The worst example has to be Janeway, Tuvok, and B'Elanna willingly getting assimilated by the Borg, and by the end of the episode, they're no worse for wear.
Everyone talks about the salamander episode as the worst one, but it's nothing compared to this. What a fucking piece of idiocy. They'd all be traumatised and catatonic from the unbearable pain of having their guts turned inside and and threaded with pipes. And notice how none of them had ocular implants? Can't let the heroes have their faces scarred!
 
I just re-watched "Darmok". No, their stupid meme language still doesn't make any sense.

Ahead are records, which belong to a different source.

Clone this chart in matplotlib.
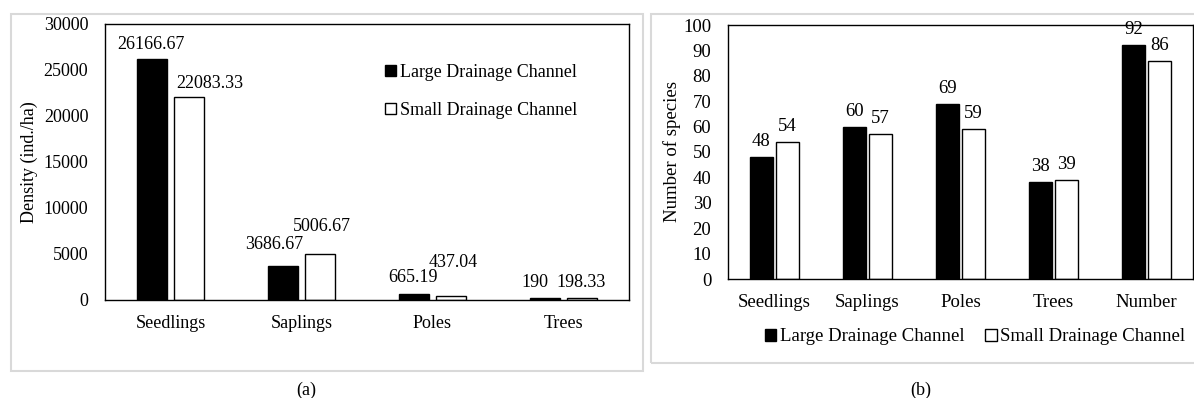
import numpy as np
import matplotlib
matplotlib.use("Agg")
import matplotlib.pyplot as plt
from matplotlib.patches import Patch, Rectangle

plt.rcParams['font.family'] = ['Liberation Serif', 'DejaVu Serif']

# stand density by growth stage
stages = ['Seedlings', 'Saplings', 'Poles', 'Trees']
density_large = [26166.67, 3686.67, 665.19, 190]
density_small = [22083.33, 5006.67, 437.04, 198.33]

# species richness by growth stage
groups = ['Seedlings', 'Saplings', 'Poles', 'Trees', 'Number']
species_large = [48, 60, 69, 38, 92]
species_small = [54, 57, 59, 39, 86]

series_names = ['Large Drainage Channel', 'Small Drainage Channel']

# nudges (pixels) for the value labels of panel (a), so they don't collide
nudge_large = [(-1, 10), (-9, 17), (-1, 12), (-10, 11)]
nudge_small = [(21, 9), (2, 23), (2, 29), (-1, 11)]

FS_A = 13
FS_B = 13.5
W, H = 1194, 398


def fmt(v):
    return f"{v:.2f}".rstrip('0').rstrip('.')


def style_axes(ax, fs):
    for s in ax.spines.values():
        s.set_color('black')
        s.set_linewidth(1.0)
    ax.tick_params(length=0, labelsize=fs, colors='black')


fig = plt.figure(figsize=(W / 100, H / 100), dpi=100, facecolor='white')

# light grey frames around each panel
for x0, y0, x1, y1 in [(11, 14, 643, 371), (651, 14, 1210, 363)]:
    fig.patches.append(Rectangle((x0 / W, 1 - y1 / H), (x1 - x0) / W, (y1 - y0) / H,
                                 transform=fig.transFigure, fill=False,
                                 edgecolor='#d9d9d9', linewidth=1.5))

handles = [Patch(facecolor='black', edgecolor='black'),
           Patch(facecolor='white', edgecolor='black')]

# ---- (a) density ----
ax1 = fig.add_axes([105 / W, 1 - 300 / H, 524 / W, 276 / H])
x = np.arange(len(stages))
bw, off = 0.229, 0.141
b1 = ax1.bar(x - off, density_large, bw, color='black', edgecolor='black', linewidth=1)
b2 = ax1.bar(x + off, density_small, bw, color='white', edgecolor='black', linewidth=1)
for bars, vals, nudge in [(b1, density_large, nudge_large), (b2, density_small, nudge_small)]:
    for r, v, (dx, dy) in zip(bars, vals, nudge):
        ax1.annotate(fmt(v), (r.get_x() + r.get_width() / 2, v), xytext=(dx, dy),
                     textcoords='offset pixels', ha='center', va='baseline', fontsize=FS_A)
ax1.set_xlim(-0.5, len(stages) - 0.5)
ax1.set_ylim(0, 30000)
ax1.set_yticks(np.arange(0, 30001, 5000))
ax1.set_xticks(x)
ax1.set_xticklabels(stages)
style_axes(ax1, FS_A)
ax1.tick_params(axis='y', pad=12)
ax1.tick_params(axis='x', pad=11)
ax1.set_ylabel('Density (ind./ha)', fontsize=FS_A)
ax1.yaxis.set_label_coords(-0.128, 0.5)
ax1.legend(handles, series_names, loc='upper left', bbox_to_anchor=(0.535, 0.855),
           frameon=False, fontsize=FS_A, handlelength=0.6, handleheight=0.6,
           handletextpad=0.2, labelspacing=1.15, borderpad=0, borderaxespad=0)

# ---- (b) number of species ----
ax2 = fig.add_axes([728 / W, 1 - 279 / H, 465 / W, 254 / H])
x2 = np.arange(len(groups))
bw2, off2 = 0.237, 0.14
c1 = ax2.bar(x2 - off2, species_large, bw2, color='black', edgecolor='black', linewidth=1)
c2 = ax2.bar(x2 + off2, species_small, bw2, color='white', edgecolor='black', linewidth=1)
for bars, vals in [(c1, species_large), (c2, species_small)]:
    for r, v in zip(bars, vals):
        ax2.annotate(fmt(v), (r.get_x() + r.get_width() / 2, v), xytext=(0, 11),
                     textcoords='offset pixels', ha='center', va='baseline', fontsize=FS_B)
ax2.set_xlim(-0.5, len(groups) - 0.5)
ax2.set_ylim(0, 100)
ax2.set_yticks(np.arange(0, 101, 10))
ax2.set_xticks(x2)
ax2.set_xticklabels(groups)
style_axes(ax2, FS_B)
ax2.tick_params(axis='y', pad=12)
ax2.tick_params(axis='x', pad=11)
ax2.set_ylabel('Number of species', fontsize=FS_B)
ax2.yaxis.set_label_coords(-0.101, 0.5)
ax2.legend(handles, series_names, loc='center', bbox_to_anchor=(0.532, -0.228), ncol=2,
           frameon=False, fontsize=FS_B, handlelength=0.6, handleheight=0.6,
           handletextpad=0.2, columnspacing=1.1, borderpad=0, borderaxespad=0)

fig.text(306 / W, 1 - 390 / H, '(a)', ha='center', va='center', fontsize=FS_A)
fig.text(921 / W, 1 - 390 / H, '(b)', ha='center', va='center', fontsize=FS_A)

fig.savefig('out.png', dpi=100, facecolor='white')
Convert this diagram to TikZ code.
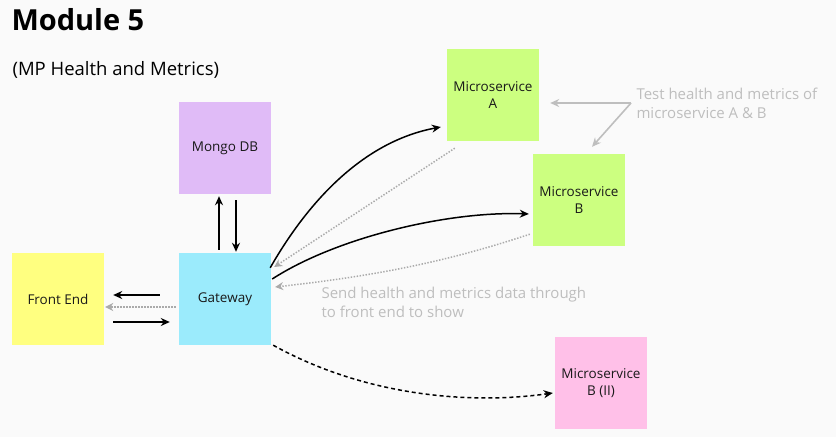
\documentclass[tikz,border=0pt]{standalone}
\usepackage{fontspec}
\setmainfont{Open Sans}
\usepackage{tikz}
\usetikzlibrary{arrows.meta,calc,positioning}

\definecolor{bgcol}{RGB}{250,250,250}
\definecolor{mongocol}{RGB}{224,187,247}
\definecolor{gwcol}{RGB}{155,235,252}
\definecolor{fecol}{RGB}{255,255,128}
\definecolor{mscol}{RGB}{204,255,128}
\definecolor{pinkcol}{RGB}{255,192,232}
\definecolor{notecol}{RGB}{190,190,190}
\definecolor{backcol}{RGB}{170,170,170}

\begin{document}
\begin{tikzpicture}[x=1pt,y=-1pt]
  \tikzset{
  box/.style={inner sep=0pt,minimum size=92pt,align=center,text=black!90,font=\fontsize{13.5}{17}\selectfont},
  con/.style={-{Stealth[length=9pt,width=8pt]},line width=1.5pt},
  back/.style={-{Stealth[length=8pt,width=8pt]},backcol,line width=1.5pt,dash pattern=on 1.4pt off 1.6pt},
  hint/.style={-{Stealth[length=9pt,width=8pt]},notecol,line width=1.6pt},
  note/.style={notecol,anchor=west,align=left,font=\fontsize{15}{19}\selectfont},
  }
  \fill[bgcol] (0,0) rectangle (836,437);
  % the titles
  \node[anchor=base west,font=\fontsize{29}{36}\bfseries] (ttl) at (8,30) {Module 5};
  \node[anchor=west,font=\fontsize{18.5}{20}\selectfont] (sub) at (9,70) {(MP Health and Metrics)};

  % the boxes
  \node[box,fill=mongocol] (mongo) at (225,148) {Mongo DB};
  \node[box,fill=gwcol] (gw) at (225,299) {Gateway};
  \node[box,fill=fecol] (fe) at (58,299) {Front End};
  \node[box,fill=mscol] (msa) at (493,95) {Microservice\\A};
  \node[box,fill=mscol] (msb) at (579,200) {Microservice\\B};
  \node[box,fill=pinkcol] (msb2) at (601,383) {Microservice\\B (II)};

  % the notes
  \node[note] (testnote) at (633,103) {Test health and metrics of\\microservice A \& B};
  \node[note] (sendnote) at (318,302) {Send health and metrics data through\\to front end to show};
  \coordinate (vt) at (631,103);

  % gateway and database
  \draw[con] ([shift={(-6,-3)}]gw.north) -- ([shift={(-6,2)}]mongo.south);
  \draw[con] ([shift={(11,6)}]mongo.south) -- ([shift={(11,-1)}]gw.north);

  % gateway and front end
  \draw[con] ([shift={(-19,-4)}]gw.west) -- ([shift={(9,-4)}]fe.east);
  \draw[back] ([shift={(-3,8)}]gw.west) -- ([shift={(1,8)}]fe.east);
  \draw[con] ([shift={(9,23)}]fe.east) -- ([shift={(-9,23)}]gw.west);

  % gateway and the services
  \draw[con] ([shift={(-1,15)}]gw.north east) .. controls +(40,-70) and +(-75,14) .. ([shift={(-6,32)}]msa.west);
  \draw[back] ([shift={(8,7)}]msa.south west) -- ([shift={(3,-32)}]gw.east);
  \draw[con] ([shift={(1,-20)}]gw.east) .. controls +(65,-42) and +(-80,-3) .. ([shift={(-4,14)}]msb.west);
  \draw[back] ([shift={(-3,-12)}]msb.south west) .. controls +(-90,30) and +(90,-10) .. ([shift={(4,-12)}]gw.east);
  \draw[con,dash pattern=on 4pt off 3pt] ([shift={(2,0)}]gw.south east) .. controls +(90,50) and +(-85,12) .. ([shift={(-2,10)}]msb2.west);

  % the test hints
  \draw[hint] (vt) -- ([shift={(11,8)}]msa.east);
  \draw[hint] (vt) -- ([shift={(13,-7)}]msb.north);
\end{tikzpicture}
\end{document}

Paul Winfield and Stewart were clearly acting their asses off trying to sell it though, and I can respect that.
 
I just re-watched "Darmok". No, their stupid meme language still doesn't make any sense.
It's a little overplayed but totally believable if you try listening to a zoomer nowadays.

Or really any generation just two steps beyond your own. They will have memes and cultural references that will completely baffle you even if you understand the words they are saying. Really Darmok should have been the standard of every first contact even with a universal translator. "We understand your words, but their contexts makes no dang sense to us."
 
It's a little overplayed but totally believable if you try listening to a zoomer nowadays.

Or really any generation just two steps beyond your own. They will have memes and cultural references that will completely baffle you even if you understand the words they are saying. Really Darmok should have been the standard of every first contact even with a universal translator. "We understand your words, but their contexts makes no dang sense to us."
I get it... "Meme language, ahead of it's time." but... Memes are language shorthand. They only work if there is a longer language to work off of. What the fuck does "Darmok and Jalad at Tanagra" even mean unless you have words for "and" and "at"?